Optimizing Your Databricks Clusters for Cost Efficiency
Databricks is a popular platform for running Apache Spark workloads in the cloud. While Databricks makes it easy to spin up Spark clusters on demand, this flexibility can also lead to higher costs if not managed properly. In this article, we’ll explore some techniques for optimizing your Databricks clusters to reduce costs without sacrificing performance.
Use Spot Instances
The cloud providers Databricks runs on, like AWS and Azure, offer spot instances that provide unused compute capacity at steep discounts compared to on-demand instances. The trade-off is spot instances can be terminated with little notice when demand increases.
For batch jobs and other fault-tolerant workloads, opting for spot instances can dramatically cut your Databricks bills. Just be sure your jobs are idempotent and can handle unexpected failures. You may also want to periodically checkpoint results to durable storage like S3.
Right-size Your Clusters
It’s tempting to overprovision your clusters to ensure fast performance.
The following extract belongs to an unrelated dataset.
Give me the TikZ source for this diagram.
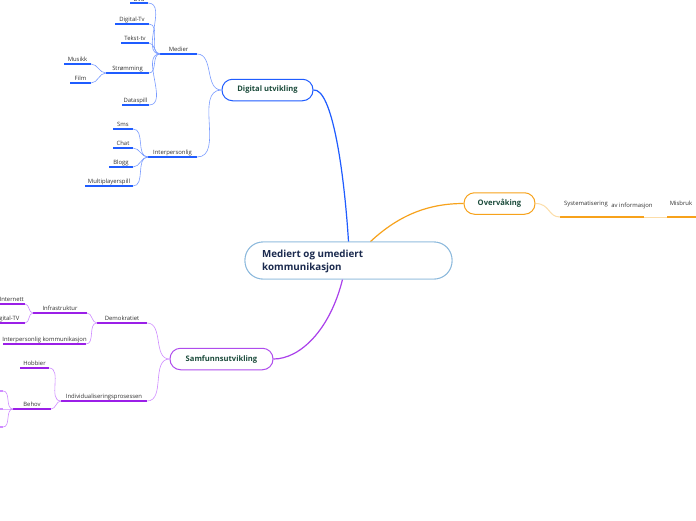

But oversized clusters result in waste, since you pay for the full capacity even when it’s not needed.
Instead, take time to performance test and find the lowest cluster sizes that deliver acceptable performance for your workloads. As a rule of thumb, optimize first for the number and types of nodes before optimizing their sizes.
Also, scale down or terminate clusters when not in use. Don’t leave large clusters running 24/7 if you only need them a few hours a day.
Use Auto-scaling and Auto-termination
Use auto-scaling to automatically grow or shrink your cluster to meet current demands. Set up policies to add nodes when utilization is high or jobs start queueing up.
Likewise, enable auto-termination to automatically shut down idle clusters after a certain period. This ensures you aren’t paying for resources that aren’t being used.
Choose Optimal Instance Types
The cloud providers offer a dizzying array of instance types optimized for different use cases. Picking the right instance type for your workloads can provide better performance per dollar spent.
For Spark workloads, focus on choosing instances with high CPU, memory, and network capacity. SSD-backed instance types typically work better than HDD-backed instances.
Use Reservations and Discounts
Cloud providers offer reserved instance discounts and volume discounts that can yield substantial savings. Consider purchasing 1 or 3-year reservations for predictable workloads with steady resource needs.
Also, look into discounts for things like prepaid Databricks commits and AWS Savings Plans to reduce your overall bill.
Continuously Monitor and Optimize
Treat cost optimization as an ongoing process. Continuously monitor your usage and spending to uncover savings opportunities. Analyze logs and performance metrics to right-size clusters. Keep up with new instances and features from cloud providers. With some diligence, you can achieve big savings on your Databricks bills.